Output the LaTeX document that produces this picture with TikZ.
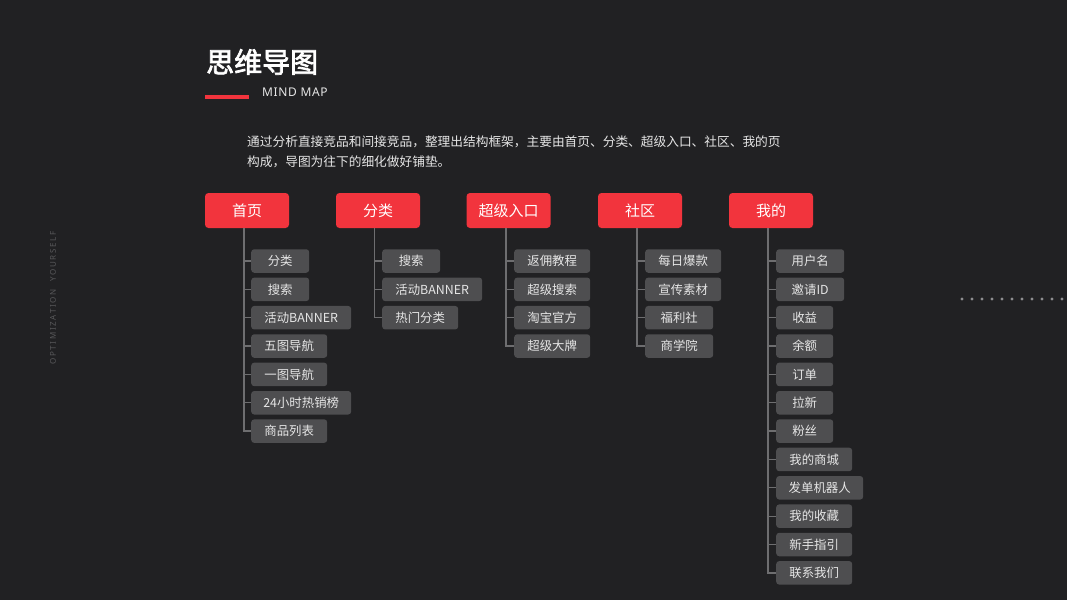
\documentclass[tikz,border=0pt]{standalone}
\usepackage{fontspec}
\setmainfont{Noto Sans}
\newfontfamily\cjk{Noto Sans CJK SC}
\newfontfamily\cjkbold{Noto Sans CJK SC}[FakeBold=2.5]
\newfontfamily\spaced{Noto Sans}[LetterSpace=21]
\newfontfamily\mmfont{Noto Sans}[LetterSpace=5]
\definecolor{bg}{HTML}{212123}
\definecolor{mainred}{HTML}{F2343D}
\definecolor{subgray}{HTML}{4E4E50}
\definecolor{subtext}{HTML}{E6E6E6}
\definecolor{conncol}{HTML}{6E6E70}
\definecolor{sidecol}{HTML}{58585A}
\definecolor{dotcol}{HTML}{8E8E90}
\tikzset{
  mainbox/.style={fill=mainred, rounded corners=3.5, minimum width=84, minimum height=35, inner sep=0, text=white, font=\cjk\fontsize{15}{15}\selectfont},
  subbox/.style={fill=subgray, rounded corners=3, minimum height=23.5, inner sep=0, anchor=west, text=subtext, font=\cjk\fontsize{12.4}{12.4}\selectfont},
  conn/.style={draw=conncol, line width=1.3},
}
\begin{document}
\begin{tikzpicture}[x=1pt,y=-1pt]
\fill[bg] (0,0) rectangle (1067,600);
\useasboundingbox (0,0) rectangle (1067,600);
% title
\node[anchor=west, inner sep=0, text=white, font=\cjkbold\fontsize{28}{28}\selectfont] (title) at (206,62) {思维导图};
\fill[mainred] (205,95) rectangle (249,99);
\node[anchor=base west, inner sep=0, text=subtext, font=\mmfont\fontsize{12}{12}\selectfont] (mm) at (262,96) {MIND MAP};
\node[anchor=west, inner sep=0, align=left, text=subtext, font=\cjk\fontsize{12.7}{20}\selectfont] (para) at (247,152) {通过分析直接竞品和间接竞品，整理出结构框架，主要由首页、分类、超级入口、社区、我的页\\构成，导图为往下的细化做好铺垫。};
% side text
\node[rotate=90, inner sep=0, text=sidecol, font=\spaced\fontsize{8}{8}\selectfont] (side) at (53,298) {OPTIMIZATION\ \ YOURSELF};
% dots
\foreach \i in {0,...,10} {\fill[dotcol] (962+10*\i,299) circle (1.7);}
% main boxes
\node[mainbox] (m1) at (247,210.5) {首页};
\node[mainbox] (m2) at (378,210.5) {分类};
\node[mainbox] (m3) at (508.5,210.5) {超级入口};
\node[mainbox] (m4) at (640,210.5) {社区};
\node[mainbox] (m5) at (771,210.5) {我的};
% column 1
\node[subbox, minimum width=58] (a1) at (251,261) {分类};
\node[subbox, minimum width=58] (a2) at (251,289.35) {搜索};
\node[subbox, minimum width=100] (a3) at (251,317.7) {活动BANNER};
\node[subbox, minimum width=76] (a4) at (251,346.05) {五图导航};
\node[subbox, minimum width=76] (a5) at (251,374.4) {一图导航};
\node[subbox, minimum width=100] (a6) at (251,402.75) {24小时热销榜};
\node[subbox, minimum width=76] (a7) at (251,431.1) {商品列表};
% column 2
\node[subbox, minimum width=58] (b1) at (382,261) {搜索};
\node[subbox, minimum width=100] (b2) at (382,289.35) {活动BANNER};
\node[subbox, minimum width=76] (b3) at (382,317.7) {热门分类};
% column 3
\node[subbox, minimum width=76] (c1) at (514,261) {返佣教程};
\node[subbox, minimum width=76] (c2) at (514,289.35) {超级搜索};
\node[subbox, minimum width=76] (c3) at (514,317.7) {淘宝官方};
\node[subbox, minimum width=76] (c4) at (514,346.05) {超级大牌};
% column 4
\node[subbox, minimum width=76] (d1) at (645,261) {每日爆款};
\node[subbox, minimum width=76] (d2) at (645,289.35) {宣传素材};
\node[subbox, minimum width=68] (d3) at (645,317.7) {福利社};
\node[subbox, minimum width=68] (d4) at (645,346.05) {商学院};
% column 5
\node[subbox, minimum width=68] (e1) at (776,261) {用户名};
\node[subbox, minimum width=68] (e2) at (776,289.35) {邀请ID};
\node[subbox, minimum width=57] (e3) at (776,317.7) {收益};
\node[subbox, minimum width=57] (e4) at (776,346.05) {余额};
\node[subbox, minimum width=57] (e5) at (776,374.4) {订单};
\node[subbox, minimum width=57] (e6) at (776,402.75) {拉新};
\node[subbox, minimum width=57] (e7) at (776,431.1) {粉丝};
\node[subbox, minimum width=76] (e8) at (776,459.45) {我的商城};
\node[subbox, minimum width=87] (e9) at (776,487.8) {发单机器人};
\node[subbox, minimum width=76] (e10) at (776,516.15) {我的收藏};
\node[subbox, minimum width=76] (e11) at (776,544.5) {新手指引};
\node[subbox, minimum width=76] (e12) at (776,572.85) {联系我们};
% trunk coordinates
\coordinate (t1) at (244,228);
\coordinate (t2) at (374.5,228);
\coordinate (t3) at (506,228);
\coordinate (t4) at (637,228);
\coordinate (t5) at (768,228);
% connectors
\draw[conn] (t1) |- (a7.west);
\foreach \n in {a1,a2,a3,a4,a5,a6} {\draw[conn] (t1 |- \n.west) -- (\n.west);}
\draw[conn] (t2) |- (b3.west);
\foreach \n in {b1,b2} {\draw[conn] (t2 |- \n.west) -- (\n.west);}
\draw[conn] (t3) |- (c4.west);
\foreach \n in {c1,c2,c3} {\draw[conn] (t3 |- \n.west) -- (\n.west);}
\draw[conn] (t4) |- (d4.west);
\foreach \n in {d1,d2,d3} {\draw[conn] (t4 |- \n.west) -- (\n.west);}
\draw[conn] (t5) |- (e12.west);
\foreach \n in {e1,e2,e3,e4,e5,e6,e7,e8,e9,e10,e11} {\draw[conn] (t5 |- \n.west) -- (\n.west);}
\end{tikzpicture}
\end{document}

# Short task
Print the listing above in full, exactly as written. Omit any pictures.

# Answer to the exercise
Output the LaTeX document that produces this picture with TikZ.
\documentclass[tikz,border=0pt]{standalone}
\usepackage{fontspec}
\setmainfont{Noto Sans}
\newfontfamily\cjk{Noto Sans CJK SC}
\newfontfamily\cjkbold{Noto Sans CJK SC}[FakeBold=2.5]
\newfontfamily\spaced{Noto Sans}[LetterSpace=21]
\newfontfamily\mmfont{Noto Sans}[LetterSpace=5]
\definecolor{bg}{HTML}{212123}
\definecolor{mainred}{HTML}{F2343D}
\definecolor{subgray}{HTML}{4E4E50}
\definecolor{subtext}{HTML}{E6E6E6}
\definecolor{conncol}{HTML}{6E6E70}
\definecolor{sidecol}{HTML}{58585A}
\definecolor{dotcol}{HTML}{8E8E90}
\tikzset{
  mainbox/.style={fill=mainred, rounded corners=3.5, minimum width=84, minimum height=35, inner sep=0, text=white, font=\cjk\fontsize{15}{15}\selectfont},
  subbox/.style={fill=subgray, rounded corners=3, minimum height=23.5, inner sep=0, anchor=west, text=subtext, font=\cjk\fontsize{12.4}{12.4}\selectfont},
  conn/.style={draw=conncol, line width=1.3},
}
\begin{document}
\begin{tikzpicture}[x=1pt,y=-1pt]
\fill[bg] (0,0) rectangle (1067,600);
\useasboundingbox (0,0) rectangle (1067,600);
% title
\node[anchor=west, inner sep=0, text=white, font=\cjkbold\fontsize{28}{28}\selectfont] (title) at (206,62) {思维导图};
\fill[mainred] (205,95) rectangle (249,99);
\node[anchor=base west, inner sep=0, text=subtext, font=\mmfont\fontsize{12}{12}\selectfont] (mm) at (262,96) {MIND MAP};
\node[anchor=west, inner sep=0, align=left, text=subtext, font=\cjk\fontsize{12.7}{20}\selectfont] (para) at (247,152) {通过分析直接竞品和间接竞品，整理出结构框架，主要由首页、分类、超级入口、社区、我的页\\构成，导图为往下的细化做好铺垫。};
% side text
\node[rotate=90, inner sep=0, text=sidecol, font=\spaced\fontsize{8}{8}\selectfont] (side) at (53,298) {OPTIMIZATION\ \ YOURSELF};
% dots
\foreach \i in {0,...,10} {\fill[dotcol] (962+10*\i,299) circle (1.7);}
% main boxes
\node[mainbox] (m1) at (247,210.5) {首页};
\node[mainbox] (m2) at (378,210.5) {分类};
\node[mainbox] (m3) at (508.5,210.5) {超级入口};
\node[mainbox] (m4) at (640,210.5) {社区};
\node[mainbox] (m5) at (771,210.5) {我的};
% column 1
\node[subbox, minimum width=58] (a1) at (251,261) {分类};
\node[subbox, minimum width=58] (a2) at (251,289.35) {搜索};
\node[subbox, minimum width=100] (a3) at (251,317.7) {活动BANNER};
\node[subbox, minimum width=76] (a4) at (251,346.05) {五图导航};
\node[subbox, minimum width=76] (a5) at (251,374.4) {一图导航};
\node[subbox, minimum width=100] (a6) at (251,402.75) {24小时热销榜};
\node[subbox, minimum width=76] (a7) at (251,431.1) {商品列表};
% column 2
\node[subbox, minimum width=58] (b1) at (382,261) {搜索};
\node[subbox, minimum width=100] (b2) at (382,289.35) {活动BANNER};
\node[subbox, minimum width=76] (b3) at (382,317.7) {热门分类};
% column 3
\node[subbox, minimum width=76] (c1) at (514,261) {返佣教程};
\node[subbox, minimum width=76] (c2) at (514,289.35) {超级搜索};
\node[subbox, minimum width=76] (c3) at (514,317.7) {淘宝官方};
\node[subbox, minimum width=76] (c4) at (514,346.05) {超级大牌};
% column 4
\node[subbox, minimum width=76] (d1) at (645,261) {每日爆款};
\node[subbox, minimum width=76] (d2) at (645,289.35) {宣传素材};
\node[subbox, minimum width=68] (d3) at (645,317.7) {福利社};
\node[subbox, minimum width=68] (d4) at (645,346.05) {商学院};
% column 5
\node[subbox, minimum width=68] (e1) at (776,261) {用户名};
\node[subbox, minimum width=68] (e2) at (776,289.35) {邀请ID};
\node[subbox, minimum width=57] (e3) at (776,317.7) {收益};
\node[subbox, minimum width=57] (e4) at (776,346.05) {余额};
\node[subbox, minimum width=57] (e5) at (776,374.4) {订单};
\node[subbox, minimum width=57] (e6) at (776,402.75) {拉新};
\node[subbox, minimum width=57] (e7) at (776,431.1) {粉丝};
\node[subbox, minimum width=76] (e8) at (776,459.45) {我的商城};
\node[subbox, minimum width=87] (e9) at (776,487.8) {发单机器人};
\node[subbox, minimum width=76] (e10) at (776,516.15) {我的收藏};
\node[subbox, minimum width=76] (e11) at (776,544.5) {新手指引};
\node[subbox, minimum width=76] (e12) at (776,572.85) {联系我们};
% trunk coordinates
\coordinate (t1) at (244,228);
\coordinate (t2) at (374.5,228);
\coordinate (t3) at (506,228);
\coordinate (t4) at (637,228);
\coordinate (t5) at (768,228);
% connectors
\draw[conn] (t1) |- (a7.west);
\foreach \n in {a1,a2,a3,a4,a5,a6} {\draw[conn] (t1 |- \n.west) -- (\n.west);}
\draw[conn] (t2) |- (b3.west);
\foreach \n in {b1,b2} {\draw[conn] (t2 |- \n.west) -- (\n.west);}
\draw[conn] (t3) |- (c4.west);
\foreach \n in {c1,c2,c3} {\draw[conn] (t3 |- \n.west) -- (\n.west);}
\draw[conn] (t4) |- (d4.west);
\foreach \n in {d1,d2,d3} {\draw[conn] (t4 |- \n.west) -- (\n.west);}
\draw[conn] (t5) |- (e12.west);
\foreach \n in {e1,e2,e3,e4,e5,e6,e7,e8,e9,e10,e11} {\draw[conn] (t5 |- \n.west) -- (\n.west);}
\end{tikzpicture}
\end{document}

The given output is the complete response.